■ **Stored data**
········

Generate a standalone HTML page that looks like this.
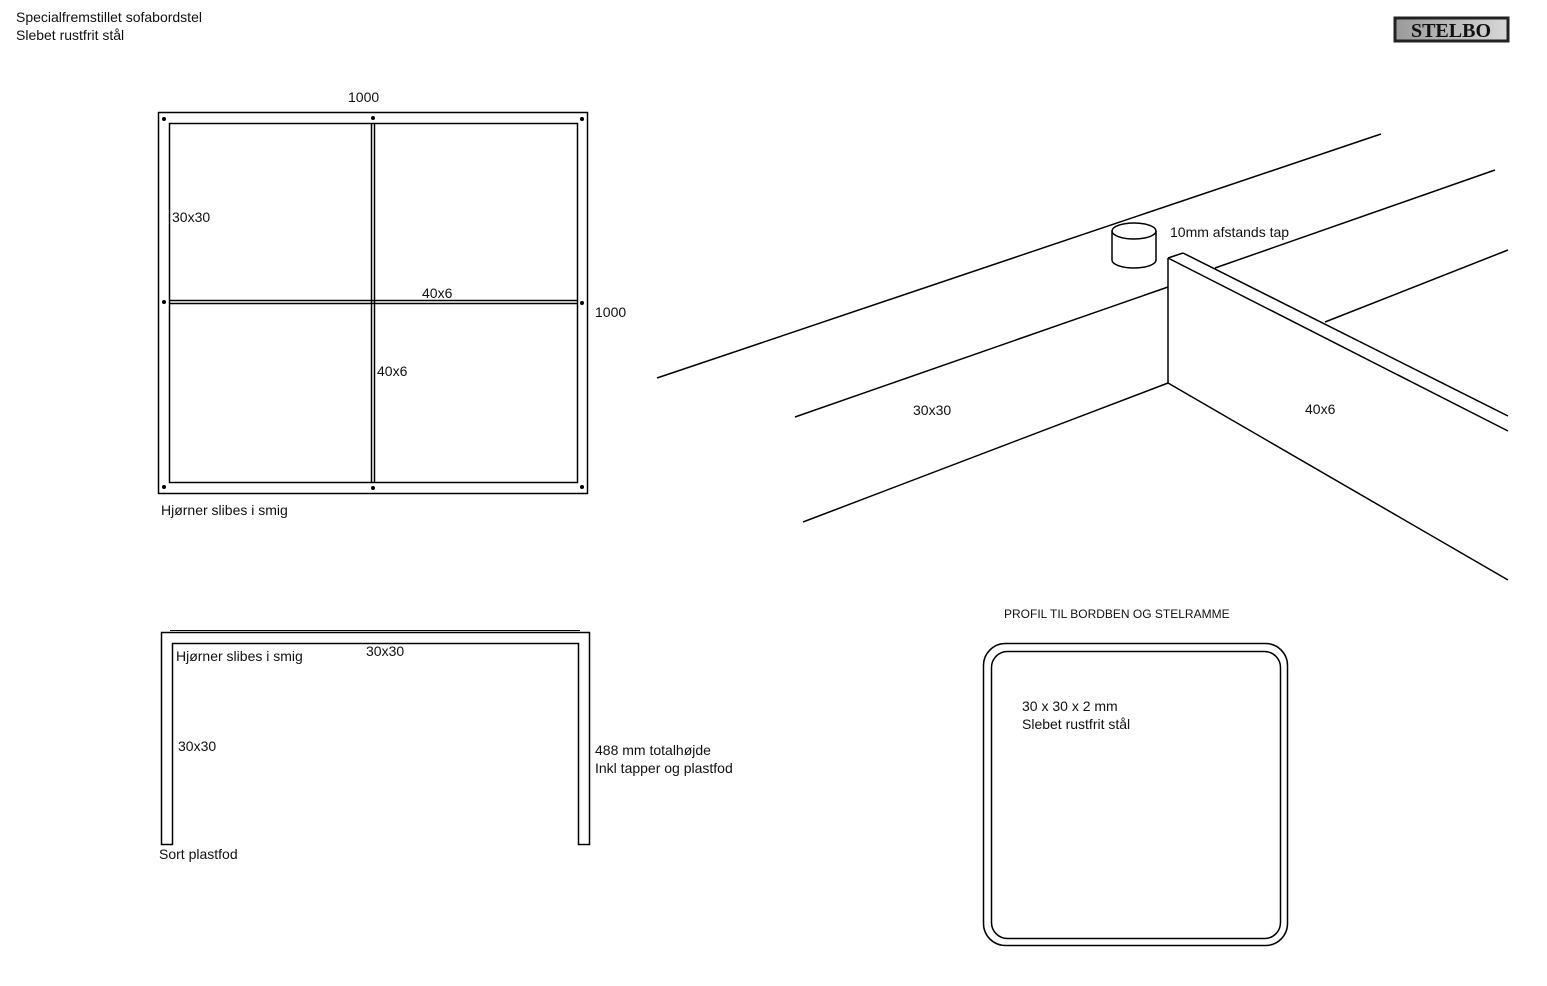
<!DOCTYPE html>
<html><head><meta charset="utf-8"><style>
body{margin:0;background:#fff;width:1547px;height:986px;overflow:hidden}
svg{position:absolute;left:0;top:0}
text{font-family:"Liberation Sans",sans-serif;font-size:14px;fill:#111}
</style></head><body>
<svg width="1547" height="986" viewBox="0 0 1547 986">
<defs><linearGradient id="g" x1="0" x2="1"><stop offset="0" stop-color="#9a9a9a"/><stop offset="1" stop-color="#d8d8d8"/></linearGradient></defs>
<g fill="none" stroke="#000" stroke-width="1.5">
<rect x="158.5" y="112.5" width="429" height="381"/>
<rect x="169.5" y="123.5" width="408" height="359"/>
<line x1="371.5" y1="123" x2="371.5" y2="483"/>
<line x1="374.5" y1="123" x2="374.5" y2="483"/>
<line x1="169" y1="300.5" x2="578" y2="300.5"/>
<line x1="169" y1="303.5" x2="578" y2="303.5"/>
<path d="M161.5 844.5V632.5H589.5V844.5H578.5V643.5H172.5V844.5Z"/>
<line x1="170" y1="630.5" x2="580" y2="630.5" stroke-width="1"/>
<line x1="657" y1="378" x2="1381" y2="134"/>
<line x1="795" y1="417" x2="1168" y2="287"/>
<line x1="1215" y1="268" x2="1495" y2="170"/>
<line x1="1325" y1="322" x2="1508" y2="250"/>
<line x1="803" y1="522" x2="1168" y2="383"/>
<line x1="1168" y1="383" x2="1508" y2="580"/>
<line x1="1168" y1="258" x2="1168" y2="383"/>
<line x1="1168" y1="258" x2="1183" y2="253"/>
<line x1="1168" y1="258" x2="1508" y2="431"/>
<line x1="1183" y1="253" x2="1508" y2="416"/>
<ellipse cx="1134" cy="231" rx="22" ry="8" fill="#fff"/>
<path d="M1112 231V260A22 8 0 0 0 1156 260V231"/>
<rect x="983.5" y="643.5" width="304" height="302" rx="22"/>
<rect x="991.5" y="651.5" width="289" height="287" rx="16"/>
</g>
<g fill="#000">
<circle cx="164" cy="119" r="2"/><circle cx="373" cy="118" r="2"/><circle cx="582" cy="119" r="2"/>
<circle cx="164" cy="302" r="2"/><circle cx="582" cy="303" r="2"/>
<circle cx="164" cy="487" r="2"/><circle cx="373" cy="488" r="2"/><circle cx="582" cy="487" r="2"/>
</g>
<rect x="1395" y="18" width="113" height="23" fill="url(#g)" stroke="#222" stroke-width="3"/>
<text x="1451" y="37" text-anchor="middle" style="font-family:'Liberation Serif',serif;font-weight:bold;font-size:20px;fill:#111">STELBO</text>
<text x="16" y="22">Specialfremstillet sofabordstel</text>
<text x="16" y="40">Slebet rustfrit stål</text>
<text x="348" y="102">1000</text>
<text x="172" y="222">30x30</text>
<text x="422" y="298">40x6</text>
<text x="595" y="317">1000</text>
<text x="377" y="376">40x6</text>
<text x="161" y="515">Hjørner slibes i smig</text>
<text x="176" y="661">Hjørner slibes i smig</text>
<text x="366" y="656">30x30</text>
<text x="178" y="751">30x30</text>
<text x="595" y="755">488 mm totalhøjde</text>
<text x="595" y="773">Inkl tapper og plastfod</text>
<text x="159" y="859">Sort plastfod</text>
<text x="1170" y="237">10mm afstands tap</text>
<text x="913" y="415">30x30</text>
<text x="1305" y="414">40x6</text>
<text x="1004" y="618" style="font-size:12px">PROFIL TIL BORDBEN OG STELRAMME</text>
<text x="1022" y="711">30 x 30 x 2 mm</text>
<text x="1022" y="729">Slebet rustfrit stål</text>
</svg>
</body></html>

········

■ **Short problem**
Each line of the data should be quoted exactly, with pictures left out.

■ **Right answer**
Generate a standalone HTML page that looks like this.
<!DOCTYPE html>
<html><head><meta charset="utf-8"><style>
body{margin:0;background:#fff;width:1547px;height:986px;overflow:hidden}
svg{position:absolute;left:0;top:0}
text{font-family:"Liberation Sans",sans-serif;font-size:14px;fill:#111}
</style></head><body>
<svg width="1547" height="986" viewBox="0 0 1547 986">
<defs><linearGradient id="g" x1="0" x2="1"><stop offset="0" stop-color="#9a9a9a"/><stop offset="1" stop-color="#d8d8d8"/></linearGradient></defs>
<g fill="none" stroke="#000" stroke-width="1.5">
<rect x="158.5" y="112.5" width="429" height="381"/>
<rect x="169.5" y="123.5" width="408" height="359"/>
<line x1="371.5" y1="123" x2="371.5" y2="483"/>
<line x1="374.5" y1="123" x2="374.5" y2="483"/>
<line x1="169" y1="300.5" x2="578" y2="300.5"/>
<line x1="169" y1="303.5" x2="578" y2="303.5"/>
<path d="M161.5 844.5V632.5H589.5V844.5H578.5V643.5H172.5V844.5Z"/>
<line x1="170" y1="630.5" x2="580" y2="630.5" stroke-width="1"/>
<line x1="657" y1="378" x2="1381" y2="134"/>
<line x1="795" y1="417" x2="1168" y2="287"/>
<line x1="1215" y1="268" x2="1495" y2="170"/>
<line x1="1325" y1="322" x2="1508" y2="250"/>
<line x1="803" y1="522" x2="1168" y2="383"/>
<line x1="1168" y1="383" x2="1508" y2="580"/>
<line x1="1168" y1="258" x2="1168" y2="383"/>
<line x1="1168" y1="258" x2="1183" y2="253"/>
<line x1="1168" y1="258" x2="1508" y2="431"/>
<line x1="1183" y1="253" x2="1508" y2="416"/>
<ellipse cx="1134" cy="231" rx="22" ry="8" fill="#fff"/>
<path d="M1112 231V260A22 8 0 0 0 1156 260V231"/>
<rect x="983.5" y="643.5" width="304" height="302" rx="22"/>
<rect x="991.5" y="651.5" width="289" height="287" rx="16"/>
</g>
<g fill="#000">
<circle cx="164" cy="119" r="2"/><circle cx="373" cy="118" r="2"/><circle cx="582" cy="119" r="2"/>
<circle cx="164" cy="302" r="2"/><circle cx="582" cy="303" r="2"/>
<circle cx="164" cy="487" r="2"/><circle cx="373" cy="488" r="2"/><circle cx="582" cy="487" r="2"/>
</g>
<rect x="1395" y="18" width="113" height="23" fill="url(#g)" stroke="#222" stroke-width="3"/>
<text x="1451" y="37" text-anchor="middle" style="font-family:'Liberation Serif',serif;font-weight:bold;font-size:20px;fill:#111">STELBO</text>
<text x="16" y="22">Specialfremstillet sofabordstel</text>
<text x="16" y="40">Slebet rustfrit stål</text>
<text x="348" y="102">1000</text>
<text x="172" y="222">30x30</text>
<text x="422" y="298">40x6</text>
<text x="595" y="317">1000</text>
<text x="377" y="376">40x6</text>
<text x="161" y="515">Hjørner slibes i smig</text>
<text x="176" y="661">Hjørner slibes i smig</text>
<text x="366" y="656">30x30</text>
<text x="178" y="751">30x30</text>
<text x="595" y="755">488 mm totalhøjde</text>
<text x="595" y="773">Inkl tapper og plastfod</text>
<text x="159" y="859">Sort plastfod</text>
<text x="1170" y="237">10mm afstands tap</text>
<text x="913" y="415">30x30</text>
<text x="1305" y="414">40x6</text>
<text x="1004" y="618" style="font-size:12px">PROFIL TIL BORDBEN OG STELRAMME</text>
<text x="1022" y="711">30 x 30 x 2 mm</text>
<text x="1022" y="729">Slebet rustfrit stål</text>
</svg>
</body></html>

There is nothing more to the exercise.